I'm using the 9.4 RC1 and trying out the WITHIN GROUP functions. I used a
percentile_disc pattern successfully, however I think I came across a
problem with using percent_rank(). Here is my SQL:

SELECT percent_rank(datavalue) WITHIN GROUP (ORDER BY datavalue) as
pct_rank, measureid
FROM measuredata
WHERE surveyyear=2013
GROUP BY measureid;

I want to be able to run a query that programmatically displays the
'pct_rank' of datavalue. My table is organized into four columns:
organizationid
measureid
surveyyear
datavalue

The 'datavalue' column is the measure, whereas all the other columns are
attributes. When I run percent_rank() it needs to determine what percentile
is the 'datavalue', but within the scope of the same 'measureid' and
'surveyyear'.

The percent_rank() function does not appear to support this. The above query
returns the following:

ERROR: column "measuredata.datavalue" must appear in the GROUP BY clause or
be used in an aggregate function
LINE 1: SELECT percent_rank(datavalue) WITHIN GROUP (ORDER BY datava...
^
DETAIL: Direct arguments of an ordered-set aggregate must use only grouped
columns.

********** Error **********

ERROR: column "measuredata.datavalue" must appear in the GROUP BY clause or
be used in an aggregate function
SQL state: 42803
Detail: Direct arguments of an ordered-set aggregate must use only grouped
columns.
Character: 21

This doesn't make sense, because if I include 'datavalue' as a GROUP BY
clause, then my group N-size is exactly 1.

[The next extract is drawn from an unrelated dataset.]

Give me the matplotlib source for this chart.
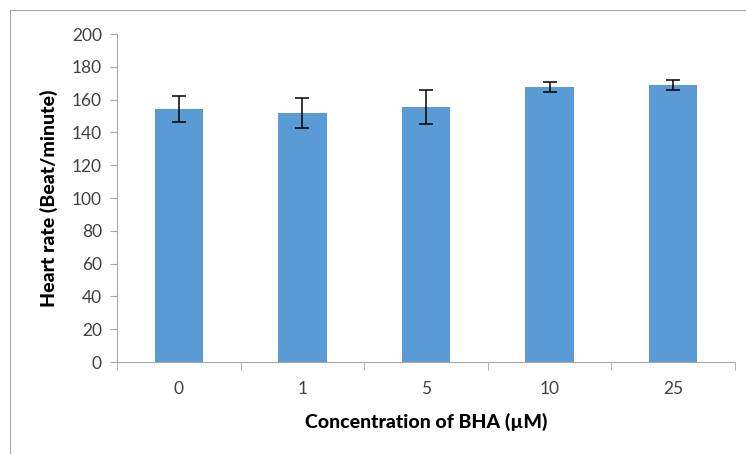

Basically, because the argument of percent_rank() must also be present in
the GROUP BY clause, there is no way to use percent_rank() to
programatically determine the percent-rank of a value within a set. And this
is likely to be the primary use-case of any kind of percent-rank function,
so it would make sense to include it in the new implementation.

Thanks so much,
Jon

--
Sent via pgsql-bugs mailing list (pgsql-bugs@postgresql.org)
To make changes to your subscription:
http://www.postgresql.org/mailpref/pgsql-bugs

#2Tom Lane
tgl@sss.pgh.pa.us
In reply to: Jonathon Lachlan-Haché (#1)
Re: BUG #12228: Primary use-case of PERCENT_RANK not supported

jonlachlan@gmail.com writes:

I'm using the 9.4 RC1 and trying out the WITHIN GROUP functions. I used a
percentile_disc pattern successfully, however I think I came across a
problem with using percent_rank(). Here is my SQL:

SELECT percent_rank(datavalue) WITHIN GROUP (ORDER BY datavalue) as
pct_rank, measureid
FROM measuredata
WHERE surveyyear=2013
GROUP BY measureid;

That query isn't very sensible: the direct argument of percent_rank() has
to be a constant over any one aggregation group, else the percentile
calculation is meaningless.

I want to be able to run a query that programmatically displays the
'pct_rank' of datavalue.

I'm not 100% sure what you mean by that, but I suspect you are looking for
something closer to the basic percent_rank() window function, not the
hypothetical-set function. Hypothetical-set functions are for computing
the measure that would be attributed to a row that's not actually present
in the data. Moreover, since they're aggregates, they produce only one
output per GROUP BY group, and I don't understand what you mean by
"pct_rank of datavalue" at a group level. Perhaps what you want is

SELECT percent_rank() OVER (PARTITION BY measureid ORDER BY datavalue) as
pct_rank, measureid
FROM measuredata
WHERE surveyyear=2013;

It could also be that what you're after will require doing a window
function like that in a sub-SELECT, and then grouping and/or aggregating
in the outer query.

regards, tom lane

--
Sent via pgsql-bugs mailing list (pgsql-bugs@postgresql.org)
To make changes to your subscription:
http://www.postgresql.org/mailpref/pgsql-bugs

#3Jonathon Lachlan-Haché
jonlachlan@gmail.com
In reply to: Tom Lane (#2)
Re: BUG #12228: Primary use-case of PERCENT_RANK not supported

Yes, you are right that I just needed the basic window function. I must
have been confused because I was using percentile_disc() and assumed I
would be using the same WITHIN GROUP syntax.

I was not clear before about the hypothetical set functions and their
purpose. I have looked at the documentation at
http://www.postgresql.org/docs/9.4/static/functions-aggregate.html and now
see the difference.

Might it be worthwhile to include a suggestion in the error message and/or
documentation "Use of percent_rank() WITHIN GROUP is a hypothetical-set
aggregate function. If you do not intend to use a hypothetical-set
aggregate function, try using a window function with PARTITION BY instead
of WITHIN GROUP"? Not sure if that aligns with your style guidelines, but
just a thought.

Thanks so much for your previous response,
Jon